Aussi, il y a donc, traînant dans les esprits, toujours vivace, l’idée que la médecine pourrait être à toutes les places et jouer un rôle toujours plus fort (elle le fait déjà) dans la régulation sociale et morale. Au-delà de cela, la médecine n’a fait que se surspécialiser ces cinquante dernières années – tout est ramené et centralisé dans cette discipline autour de la dimension strictement biologique au point, par exemple, que la psychiatrie universitaire ne défend plus majoritairement que des modèles cérébraux, tout est ainsi inscrit dans notre corps et pas dans nos relations. Et c’est sans compter sur le fait que les algorithmes, dans ce nouveau monde, viennent raviver l’idée que la médecine serait d’abord, et avant tout, technique et pas relationnelle.
Changements profonds de la médecine
Mais surtout, la société en général, grâce paradoxalement aux prouesses de la médecine, est aujourd’hui bien plus attentive à un droit à la santé qu’à l’égalité dans l’accès aux soins. Et ce droit à la santé, largement critiqué par Michel Foucault et Jean Baudrillard, ne tient plus à la médecine mais à des comportements, à une hygiène de vie, à des professionnels de tous horizons.
Aussi, l’idéal d’une relation médecin-malade, basée sur la confiance, attaquée par une épidémie, n’est peut-être que l’arbre qui cache la forêt de changements bien plus profonds. Il est peut-être question de savoir quelle médecine la société souhaite avoir, pour quels rôles, selon quels critères, art et science, ou science simplement. Par conséquent, il n’était peut-être pas du ressort de la médecine de ville de participer à la qualification des états de certains, vis-à-vis du Covid-19 – ce n’est pas un dépistage de maladie au sens strict car être porteur de Covid-19 ne veut pas dire être malade. Les médecins, de facto, vont devoir lutter avec leurs patients pour qu’ils subissent ce test ou pas, ou pour refuser de leur prescrire l’analyse car déjà les plus inquiets voudront savoir ce qu’il en est, pour tout un tas de raisons, bonnes ou mauvaises…!
Mais il est déjà trop tard, à ce niveau-là.

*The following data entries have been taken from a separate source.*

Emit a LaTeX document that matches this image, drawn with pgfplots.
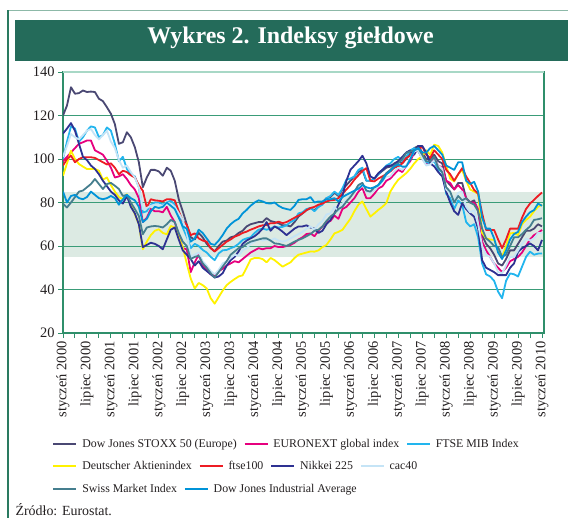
\documentclass[border=0pt]{standalone}
\usepackage{fontspec}
\setmainfont{Liberation Serif}
\usepackage{pgfplots}
\usepackage{pgfplotstable}
\pgfplotsset{compat=1.18}

\definecolor{cStoxx}{HTML}{4A4873}
\definecolor{cEuronext}{HTML}{E6007E}
\definecolor{cMib}{HTML}{22B5EE}
\definecolor{cDax}{HTML}{FFF200}
\definecolor{cFtse}{HTML}{ED1C24}
\definecolor{cNikkei}{HTML}{2E3192}
\definecolor{cCac}{HTML}{C5E4F6}
\definecolor{cSmi}{HTML}{457E8E}
\definecolor{cDjia}{HTML}{0093D8}
\definecolor{axGreen}{HTML}{2F8F6B}
\definecolor{gridGreen}{HTML}{3A9C78}
\definecolor{topGreen}{HTML}{A8D8C6}
\definecolor{bandGreen}{HTML}{DCEAE3}
\definecolor{titleGreen}{HTML}{246B5A}
\definecolor{frameLeft}{HTML}{2A7A60}
\definecolor{frameTop}{HTML}{8DB9A8}
\definecolor{txt}{HTML}{231F20}

% monthly index values, m = months since Jan 2000
\pgfplotstableread{
m S E M D F N C W J
0 120 99 100 92.3 97 111.7 101 79.5 85
1 124.6 101 108 98 100 114 106 77.7 80
2 133 103 115 103.8 101.5 116.5 111.5 80 83
3 130 105 114 100 98.5 113 110 82.5 83.5
4 130.3 107 108 97.7 100 107 109 85 82
5 131.5 107.7 110 96.5 100.8 101 111 85.5 81.5
6 130.8 108.5 113 95.4 100.8 99.5 113 87 82.5
7 131 108.5 115 95.4 100.8 97 113.8 88.5 85
8 130.8 104 114.5 95.4 100.5 95.4 111 90.8 83.5
9 127.7 103 110 94.6 99.5 93 109 88.5 82
10 126.6 102 111 90.5 98.5 90 111 86.2 81.5
11 123.8 99.2 114.5 91.5 97.5 87.5 113 88.5 82
12 120.8 96 113 88 98 85 108 89 83
13 116 91.5 107 85 96 83.5 105 87.7 82
14 107 92 99 82.5 93 81 99.5 86.2 79
15 107.7 93 101 81.5 94.6 79.5 96 83 81.5
16 112.3 90.8 95.4 83.8 94 83 97 83.5 83.5
17 110 88 93 79 92.5 78 94 80 82
18 105.4 86 92 74.6 91.5 75 91.5 77 81
19 98.5 82 87 70 88 70 87 73.8 78
20 87 71 75.4 58.5 85.4 59.5 77 65.4 71
21 91.5 73 76 62 77.7 60.5 77.5 68.5 72.5
22 95 77 79 65 81.5 61.5 78.5 69 76
23 95 76 80 67 81 61 79 69.2 78
24 94.3 76 80 67.7 80.8 60 79 69 77.5
25 92.3 75.5 79 66 80.5 58.5 78.5 68.5 78
26 96 78 80 65.4 81.5 63 80 70 80
27 94.6 74 80.8 69.2 81.5 67.5 79.5 72 78.5
28 90 71 79 68.5 81 68.5 78 71 77
29 81.5 65 74.6 64 76 63 75 66 73
30 76 59 68.5 59.5 71.5 58 72 62 69
31 70 58.5 64.3 52 69.7 56 66 60 68
32 64 48 59 45 65 54 55 54 62
33 63 52.5 61 40.5 65.8 51 56 55 63.5
34 66 56 60 43 63.5 53 57 55.5 67.5
35 64 51 58.2 42 62.5 50 53 52 66
36 61 49 57 40.5 62 48.5 51 50 63.5
37 59 47 55 36 59 47 48.5 47.5 61
38 57.5 46.5 53.5 33.5 57.5 45.5 47 45.5 60.5
39 60 48.5 56.6 36.5 59 46 49 48 62.5
40 62 49.5 58 39.5 60.5 47.5 52 50.5 65
41 62.5 51 58.2 42 62 51 53 53 68
42 64 52 59 43.5 63 53.5 54.5 56 70
43 64.5 53 59.7 44.8 64.3 55 56 57.5 71.5
44 66 52.5 61 46 65 57.5 55.5 59 72.5
45 67 54 62.8 46.5 66 61 58 59.5 75
46 69 55.5 63.5 50 66.6 62.5 59 61 76.6
47 70 57 64 53.8 67.5 63.5 61 62 78.5
48 70.5 58 66 54.5 68.2 64.5 62 62.5 80
49 71 59 67.5 54.5 69 66 63.5 63 81
50 71 58.5 68 54 69.5 68 62.5 63.5 80.5
51 72.8 59 67.5 52.5 69.7 71 63 63.5 79.7
52 71.5 59 68 54.5 70.5 67 62.5 62.5 79.5
53 71 60 69 53.5 70.5 69 63.5 61.2 80
54 70.5 59.5 68.5 52 71.2 68 62.5 61 78.5
55 69.5 59.5 68.8 50.5 70.5 66.6 62 60.5 77.5
56 69.5 60 69.5 51.5 71 65 62.5 60 77
57 69 60.5 71 52.5 72 66.5 63.5 61 76.6
58 71 61.5 72 54.5 73 68 64.5 62 78.5
59 73.5 63 75 56 74 69 65.5 62.8 81.2
60 75 64 75.5 56.5 75 69 66.5 63.5 81.5
61 76.5 65.5 77 57 76.5 69.5 68 64.5 81.5
62 77.4 65.8 77.5 57.5 77.5 68.5 69 65.5 82.5
63 76.5 64.5 76 57.4 78 68 67.5 67 80
64 78 67 78 58 79 66 70 67.5 80.5
65 80 69 79 59.5 79.5 67 71.5 69 80.5
66 82 71 82 60.5 80.5 70 74.5 71.5 81.5
67 82.5 71.5 83 63 81 72 75 73.5 81.5
68 84.5 74 85 65.8 81.2 75 78 75 82
69 83 72.5 83.5 66.5 82 79 76 77 80.5
70 86 77 86.5 67.4 84 83 79.5 78 82.5
71 88 78 90.5 70 86 90 81 80.5 83.5
72 90 80 91 72.5 88 95 83.5 82.5 84.5
73 92 82 92 76 90.5 97 85 85 85.4
74 94 85 95 79 92.5 99 88 88 86.3
75 95 86.6 96 80.5 94.5 101.5 89 89 88
76 90 82 90 77 95.8 98 85 85.5 87
77 90 82 90 73.5 90 92 84.5 85 86.5
78 91 84 91 75 89.7 91 85.5 87 87
79 93 86.5 93 76.6 91 93.5 87.5 88 88
80 94.5 87.4 95 78 92 95 89.5 91 90
81 96 90 97 79.7 93 96.6 92 93.5 93
82 96.5 91 98 85 94.3 97 92 95 94.5
83 98 93 100 88 96 97.4 94.5 97 96.5
84 99 95 101 90.5 96.6 99 96 98 97.5
85 98 94 99 92 98 101 95 100 96.5
86 100 97 101 93.5 100.5 103 97 102.8 96.5
87 103 99 104 95.5 101.5 104 100.5 103.5 100
88 105 103 105 98 103.5 102 103.5 104 104
89 106 104 103.5 100 104 106 104 105 105
90 103 100 101 101.2 105.8 106 100 102 103
91 100 98 98.5 104 102 103 97 99 103
92 100 98 98 102 100.5 98 97.5 99 105
93 102 100 99 106.6 104 96.6 99.5 101 106
94 99 97 95 106 102 94 97 96 104
95 98 96 94 103 100 92 95.5 94 102
96 90 90 84 97 95 85 86 87 97
97 88 89 82 91 93 80 84 85 96
98 86 86 77 89.7 90 76 81 80 95
99 89 88 81 93 93 74.3 84.5 83 98.5
100 89 86 79 95 95.8 79.7 85 81 98.5
101 82 82 71 90 92 77 78 82 90
102 80 80 69 86 89 75 75.5 80 88.5
103 81 80 70 85 85.8 73.5 76.5 79 89.5
104 76 77 64 84 84 68 70 76 85
105 65 62 52 66 75 53.5 60 68 73
106 61 58 47 63.5 67.4 50 56 63.5 68
107 59 55 46 63 67.4 49 55 62 68
108 56 52 44 62.8 67.4 48 52 60 63.5
109 52 50 39 58 63 46.6 48 59.5 57
110 51 48 36 55 59 46.6 47.5 55 54
111 54 50 44 60 63 46.6 51 56 58
112 58 53 47.4 65.8 68 50 55 60 63
113 58 54 47 66 68 52 55 64 65.5
114 61 55 46 65 68 57.4 58 64 66.5
115 64 57 50.5 70 73 59 61 65.5 71
116 67 60 55 72 77 60 63.5 67.4 73.5
117 67 63 57.4 73.5 79.5 61.2 62.5 69 75.5
118 68 65 56 76 81.2 60 63.5 72 76.5
119 70 66 56.5 78 83 58 66 72.3 79.5
120 69 67.4 56.6 79 84.6 62.8 66 72.8 78.5
}\idx

\pgfplotsset{
  legaxis/.style={
    at={(63bp,-333bp)}, anchor=south west,
    scale only axis, width=481bp, height=261bp,
    hide axis, xmin=0, xmax=1, ymin=0, ymax=1,
    legend columns=-1,
    legend image code/.code={\draw[##1, line width=2.6bp] (0bp,0bp) -- (23bp,0bp);},
    legend style={anchor=west, draw=none, fill=none, inner sep=0pt,
      text=txt, font=\fontsize{11.9}{14}\selectfont,
      cells={anchor=west}, nodes={inner sep=0.5bp},
      /tikz/every odd column/.append style={column sep=4bp},
      /tikz/every even column/.append style={column sep=6bp}},
  }
}

\begin{document}
\begin{tikzpicture}
\draw[frameTop, line width=1.5bp] (8bp,-10.5bp) -- (568bp,-10.5bp);
\draw[frameLeft, line width=1.5bp] (8bp,-10bp) -- (8bp,-518bp);
\fill[titleGreen] (15bp,-20bp) rectangle (568bp,-61bp);
\node[anchor=base, text=white, font=\bfseries\fontsize{24}{28}\selectfont] at (290.5bp,-43bp) {Wykres 2. Indeksy giełdowe};
\node[anchor=base west, text=txt, font=\fontsize{14}{16}\selectfont] at (12bp,-515bp) {Źródło: Eurostat.};

\begin{axis}[
  name=main,
  at={(63bp,-333bp)}, anchor=south west,
  scale only axis, width=481bp, height=261bp,
  xmin=0, xmax=120.5, ymin=20, ymax=140,
  ytick={20,40,...,140},
  xtick={0,3,...,120},
  xticklabels={{styczeń 2000},{},{lipiec 2000},{},{styczeń 2001},{},{lipiec 2001},{},{styczeń 2002},{},{lipiec 2002},{},{styczeń 2003},{},{lipiec 2003},{},{styczeń 2004},{},{lipiec 2004},{},{styczeń 2005},{},{lipiec 2005},{},{styczeń 2006},{},{lipiec 2006},{},{styczeń 2007},{},{lipiec 2007},{},{styczeń 2008},{},{lipiec 2008},{},{styczeń 2009},{},{lipiec 2009},{},{styczeń 2010}},
  tick pos=left, tick align=outside,
  major tick length=5bp,
  tick style={axGreen, line width=1bp},
  axis line style={axGreen, line width=1.2bp},
  ymajorgrids, major grid style={gridGreen, line width=1bp},
  set layers,
  /pgf/number format/assume math mode=true,
  yticklabel style={font=\fontsize{14.5}{16}\selectfont, text=txt},
  xticklabel style={rotate=90, anchor=east, font=\fontsize{14.5}{16}\selectfont, text=txt},
  every axis plot/.append style={line width=1.8bp, line join=round},
]
\addplot[draw=none, fill=bandGreen, on layer=axis background] coordinates {(0,55) (120.5,55) (120.5,85) (0,85)} -- cycle;
\addplot[cStoxx] table[x=m, y=S] {\idx};
\addplot[cEuronext] table[x=m, y=E] {\idx};
\addplot[cMib] table[x=m, y=M] {\idx};
\addplot[cDax] table[x=m, y=D] {\idx};
\addplot[cFtse] table[x=m, y=F] {\idx};
\addplot[cNikkei] table[x=m, y=N] {\idx};
\addplot[cCac] table[x=m, y=C] {\idx};
\addplot[cSmi] table[x=m, y=W] {\idx};
\addplot[cDjia] table[x=m, y=J] {\idx};
\end{axis}
\draw[topGreen, line width=2bp] (main.north west) -- (main.north east);

\begin{axis}[legaxis, legend style={at={(-0.0229,-0.4253)}}]
\addplot[draw=none, forget plot] coordinates {(0,0) (1,1)};
\addlegendimage{cStoxx}\addlegendentry{Dow Jones STOXX 50 (Europe)}
\addlegendimage{cEuronext}\addlegendentry{EURONEXT global index}
\addlegendimage{cMib}\addlegendentry{FTSE MIB Index}
\end{axis}
\begin{axis}[legaxis, legend style={at={(-0.0229,-0.5096)}}]
\addplot[draw=none, forget plot] coordinates {(0,0) (1,1)};
\addlegendimage{cDax}\addlegendentry{Deutscher Aktienindex}
\addlegendimage{cFtse}\addlegendentry{ftse100}
\addlegendimage{cNikkei}\addlegendentry{Nikkei 225}
\addlegendimage{cCac}\addlegendentry{cac40}
\end{axis}
\begin{axis}[legaxis, legend style={at={(-0.0229,-0.5977)}}]
\addplot[draw=none, forget plot] coordinates {(0,0) (1,1)};
\addlegendimage{cSmi}\addlegendentry{Swiss Market Index}
\addlegendimage{cDjia}\addlegendentry{Dow Jones Industrial Average}
\end{axis}
\pgfresetboundingbox
\useasboundingbox (0bp,0bp) rectangle (568bp,-518bp);
\end{tikzpicture}
\end{document}
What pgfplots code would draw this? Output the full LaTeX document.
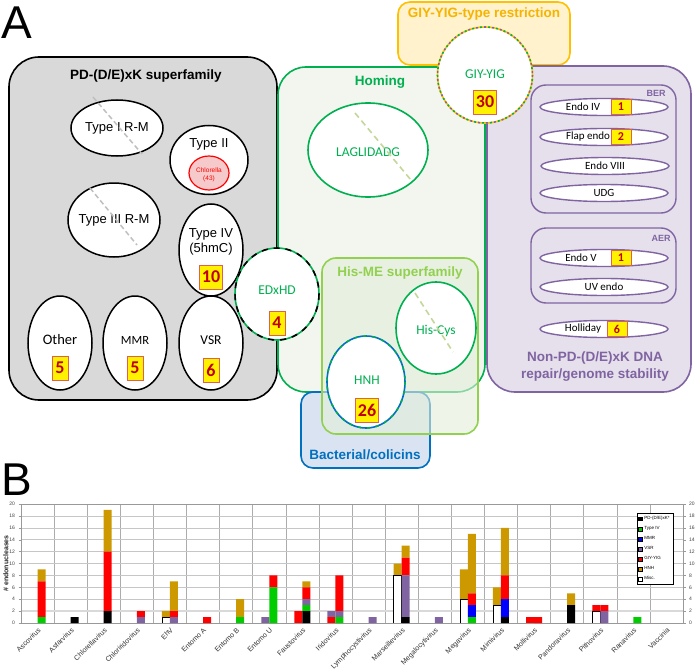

Ou alors faudrait-il défendre, au plus vite, comme pour le sida, que le dépistage n’est pas l’apanage de la relation médecin-malade, qu’elle relève d’autres services – mais lesquels, pour quel bénéfice, pour quelle efficacité et quels détournements ? C’est une autre question, de société aussi. La future application oblige déjà à penser tout cela, avec toutes les limites que cela suppose, et elles sont nombreuses aussi. Une chose est sûre : cette épidémie va obliger certes à des réformes sur le système de santé et son financement – on est à l’heure des belles promesses – mais aussi et surtout sur la place, sur le rôle de la médecine, toutes branches confondues, sur sa manière d’être pratiquée, en fonction des évolutions qu’elle prend.